KARACHI, Aug 11: Noted writer and poet of Sindhi Shamsherul Haideri, who died here on Friday, was buried in the Chowkundi graveyard, a protected historical site where fresh burials are banned, it emerged on Saturday.
According to sources, the Chowkundi necropolis, situated on the outskirts of the city off the National Highway, is protected under the Antiquities Act of 1975, which prohibits burials at the site and prescribes long prison terms and heavy fines for violators.
The Sindh culture department, the custodian of the graveyard, has divergent views on the issue. As secretary Aziz Uquaily could not be approached on his cellphone despite repeated attempts, additional secretary of the department Ashfaq Moosvi confirmed that Chowkundi was a protected site, but said Mr Haideri’s burial must have been allowed by the department’s archeology director Qasim Ali Qasim.

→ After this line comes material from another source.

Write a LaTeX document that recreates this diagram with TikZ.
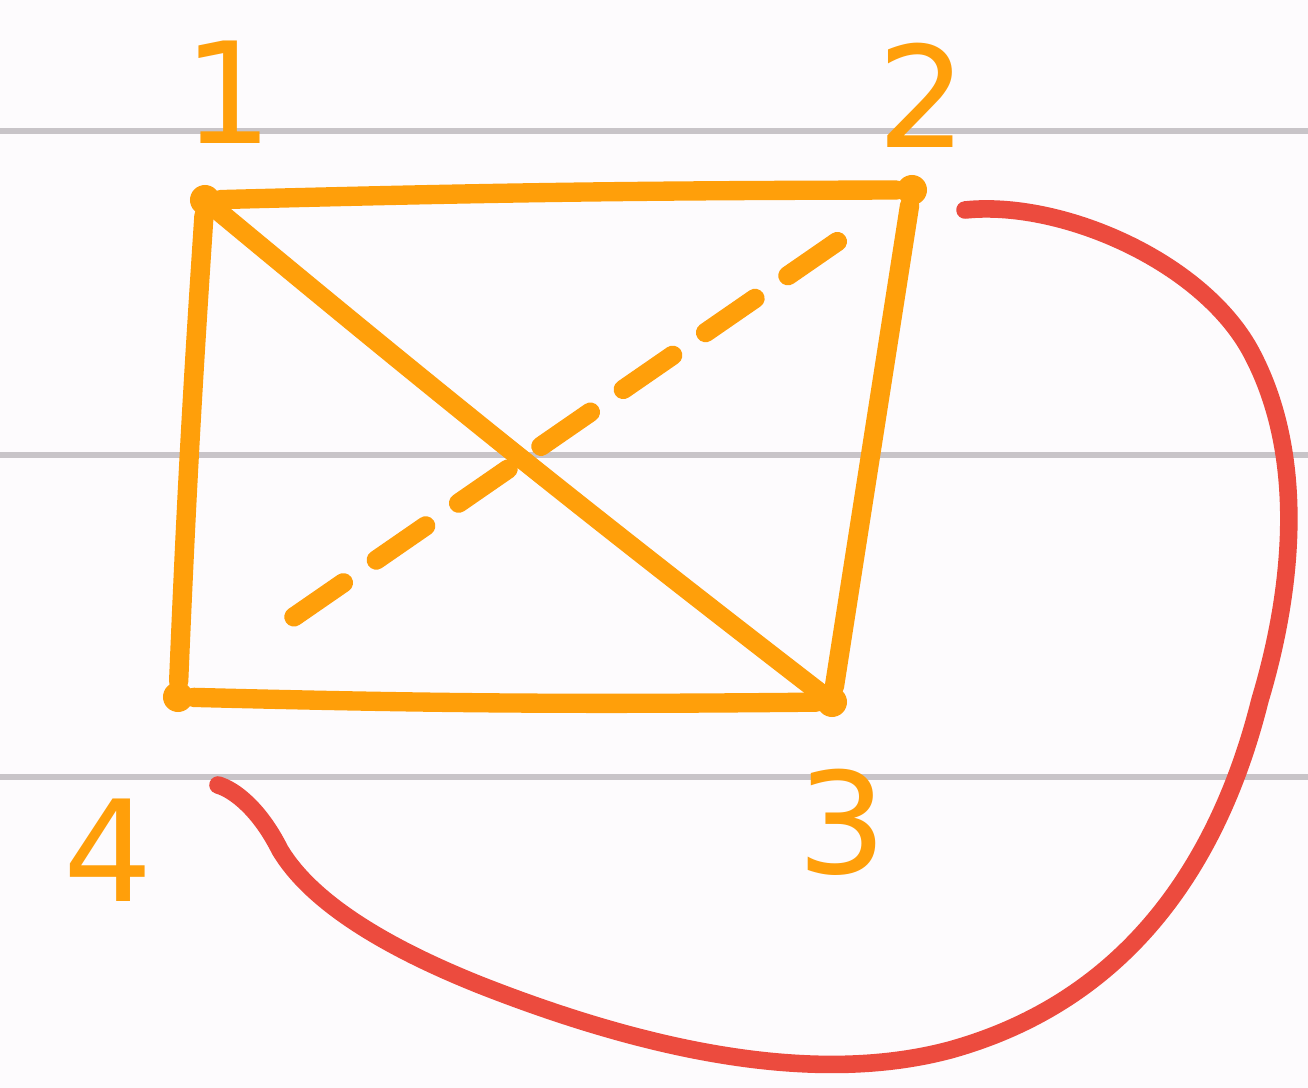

When asked, Mr Qasim said neither was there any provision for giving permission or no-objection certificates for burial in the graveyard nor was any sought.
The sources said the funeral procession of Mr Haideri came to the Chowkundi graveyard on Friday evening and he was buried next to Tajal Bewas, another literary figure who was buried in the Chowkundi graveyard a few years back. Despite the issue regarding the illegality being highlighted by the media at that time, no action was taken by the department.
However, it created an uproar in the media when a close relative of Sindh Assembly Secretary Hadi Bux Buriro was buried in the Chowkundi graveyard and the then Sindh antiquities minister Makhdoom Jameel-ul-Zaman allotted for burial a piece of land in the Chowkundi graveyard. Chief Minister Syed Qaim Ali Shah took notice of the illegal acts and ordered an inquiry into the matter.
A senior bureaucrat, Subhan Memon, was told to investigate it and submit a report, which is yet to be made public despite the passage of more than a year.
The sources said that earlier the provinces had been demanding that the historical sties be given to them as the federal government cared little for them. However, the practice shows that certain violations carried on earlier continue under the province’s charge also. The only difference seen is that earlier the federal government did not allot anybody any plot of land for burial in a protected site as was done by Sindh minister Makhdoom Jameel.
Influential people have been burying their dear ones in historical graveyards protected under the law. Numerous police officials and other influential people have been buried in the Mirs’ Tombs, a protected site under the act, in Hyderabad.
Experts said unless stern punitive action was taken against violators, influential people would continue to flout the law with impunity.
Chowkundi tombs are commonly believed to be the burial site for the Jokhio and Baloch tribes, built from the 15th to 18th centuries.